Git Cheat Sheet

Common Git workflows with step-by-step commands.

Start New Feature

Create feature branch from latest main

$ git checkout main
$ git pull origin main
$ git checkout -b feature/my-feature
# Make changes
$ git add .
$ git commit -m "feat: description"
$ git push -u origin feature/my-feature

Fix a Bug

Create bugfix branch

$ git checkout main
$ git pull
$ git checkout -b fix/bug-name
# Fix the bug
$ git add .
$ git commit -m "fix: description"
$ git push -u origin fix/bug-name

Merge Feature to Main

Merge completed feature

$ git checkout main
$ git pull origin main
$ git merge feature/my-feature
$ git push origin main
$ git branch -d feature/my-feature

Undo Last Commit

Keep changes but remove commit

$ git reset --soft HEAD~1
# Changes are now staged

Sync Fork with Upstream

Update forked repository

$ git remote add upstream https://github.com/original/repo.git
$ git fetch upstream
$ git checkout main
$ git merge upstream/main
$ git push origin main

Git Workflow Quick Reference

This cheat sheet provides common Git workflows with complete command sequences. Instead of remembering individual commands, follow these step-by-step guides for typical development tasks.

From starting new features to merging code and syncing forks, these workflows represent best practices used by development teams worldwide.

Feature Branch Workflow

Always create feature branches from an updated main branch. Name branches descriptively (feature/user-auth). Push branches for code review before merging. Delete branches after merging.

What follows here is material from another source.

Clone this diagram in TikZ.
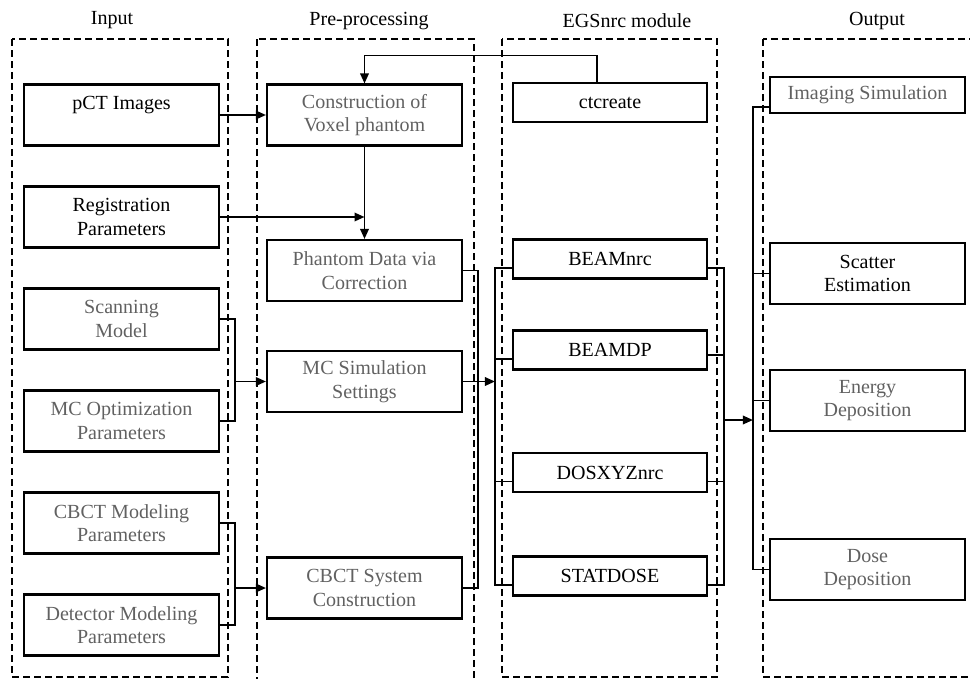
\documentclass[tikz,border=0pt]{standalone}
\usepackage{fontspec}
\setmainfont{Liberation Serif}
\usetikzlibrary{arrows.meta}
\definecolor{txtgrey}{gray}{0.38}

\begin{document}
\begin{tikzpicture}[
        font=\fontsize{11.4pt}{13.4pt}\selectfont,
        >={Triangle[length=0.2cm,width=0.17cm]},
        box/.style={draw, line width=1.2pt, minimum width=3.9cm, minimum height=1.22cm, align=center, inner sep=1pt},
        modbox/.style={box, minimum width=3.88cm, minimum height=0.78cm},
        grey/.style={text=txtgrey},
        frame/.style={line width=0.9pt, dash pattern=on 0.14cm off 0.08cm},
        link/.style={line width=1pt}
    ]
    \path[use as bounding box, clip] (0,0) rectangle (19.4,-13.56);

    \draw[frame] (0.24,-0.78) rectangle (4.56,-13.54);
    \draw[frame] (5.14,-0.78) rectangle (9.48,-13.8);
    \draw[frame] (10.04,-0.78) rectangle (14.34,-13.54);
    \draw[frame] (15.26,-0.78) rectangle (19.7,-13.54);

    \node (tin) at (2.24,-0.40) {Input};
    \node (tpre) at (7.38,-0.42) {Pre-processing};
    \node (tegs) at (12.54,-0.42) {EGSnrc module};
    \node (tout) at (17.54,-0.42) {Output};

    \node[box] (pct) at (2.43,-2.30) {pCT Images\\\mbox{}};
    \node[box, yshift=-2.04cm] (reg) at (pct) {Registration\\Parameters};
    \node[box, grey, yshift=-2.04cm] (scan) at (reg) {Scanning\\Model};
    \node[box, grey, yshift=-2.04cm] (mcopt) at (scan) {MC Optimization\\Parameters};
    \node[box, grey, yshift=-2.04cm] (cbctmod) at (mcopt) {CBCT Modeling\\Parameters};
    \node[box, grey, yshift=-2.04cm] (det) at (cbctmod) {Detector Modeling\\Parameters};

    \node[box, grey, xshift=4.86cm] (cons) at (pct) {Construction of\\Voxel phantom};
    \node[box, grey, yshift=-3.11cm] (phant) at (cons) {Phantom Data via\\Correction};
    \node[box, grey, yshift=-2.22cm] (mcsim) at (phant) {MC Simulation\\Settings};
    \node[box, grey, yshift=-4.13cm] (cbctsys) at (mcsim) {CBCT System\\Construction};

    \node[modbox] (ctc) at (12.2,-2.05) {ctcreate};
    \node[modbox, yshift=-3.13cm] (beamnrc) at (ctc) {BEAMnrc};
    \node[modbox, yshift=-1.82cm] (beamdp) at (beamnrc) {BEAMDP};
    \node[modbox, yshift=-2.45cm] (dosxyz) at (beamdp) {DOSXYZnrc};
    \node[modbox, yshift=-2.07cm] (statdose) at (dosxyz) {STATDOSE};

    \node[box, grey, minimum height=0.72cm] (imgsim) at (17.35,-1.90) {Imaging Simulation};
    \node[box] (scatter) at (17.35,-5.47) {Scatter\\Estimation};
    \node[box, grey] (energy) at (17.35,-8.01) {Energy\\Deposition};
    \node[box, grey] (dose) at (17.35,-11.39) {Dose\\Deposition};

    \draw[->, link] ([xshift=-0.26cm]ctc.north) |- ([yshift=0.56cm]cons.north) -- (cons.north);
    \draw[->, link] (pct.east) -- (cons.west);
    \draw[->, link] (cons.south) -- (phant.north);
    \draw[->, link] (reg.east) -- (reg.east -| cons.south);

    \draw[link] (scan.east) -- ++(0.3,0) coordinate (jin1) |- (mcopt.east);
    \draw[->, link] (jin1 |- mcsim.west) -- (mcsim.west);
    \draw[link] (cbctmod.east) -- ++(0.3,0) coordinate (jin2) |- (det.east);
    \draw[->, link] (jin2 |- cbctsys.west) -- (cbctsys.west);

    \draw[link] (phant.east) -- ++(0.3,0) coordinate (jpre) |- (cbctsys.east);
    \draw[link] ([yshift=-0.18cm]beamnrc.west) -- ++(-0.34,0) coordinate (jegs1) |- ([yshift=-0.18cm]statdose.west);
    \draw[link] ([yshift=-0.18cm]beamdp.west) -- ++(-0.34,0);
    \draw[link] ([yshift=-0.18cm]dosxyz.west) -- ++(-0.34,0);
    \draw[->, link] (mcsim.east) -- (mcsim.east -| jegs1);

    \draw[link] ([yshift=-0.18cm]beamnrc.east) -- ++(0.32,0) coordinate (jegs2) |- ([yshift=-0.18cm]statdose.east);
    \draw[link] ([yshift=-0.1cm]beamdp.east) -- ++(0.32,0);
    \draw[link] ([yshift=-0.18cm]dosxyz.east) -- ++(0.32,0);

    \draw[link] ([yshift=-0.24cm]imgsim.west) -- ++(-0.32,0) coordinate (jout) |- (dose.west);
    \draw[link] (scatter.west) -- ++(-0.32,0);
    \draw[link] (energy.west) -- ++(-0.32,0);
    \draw[->, link] ([yshift=-3.04cm]jegs2) -- ([yshift=-3.04cm]jegs2 -| jout);
\end{tikzpicture}
\end{document}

Commit Message Conventions

Use conventional commits: feat: for features, fix: for bugs, docs: for documentation. This enables automated changelog generation and semantic versioning.

Keeping Forks Updated

When contributing to open source, keep your fork synchronized with the upstream repository. Add upstream as a remote and merge regularly to avoid conflicts.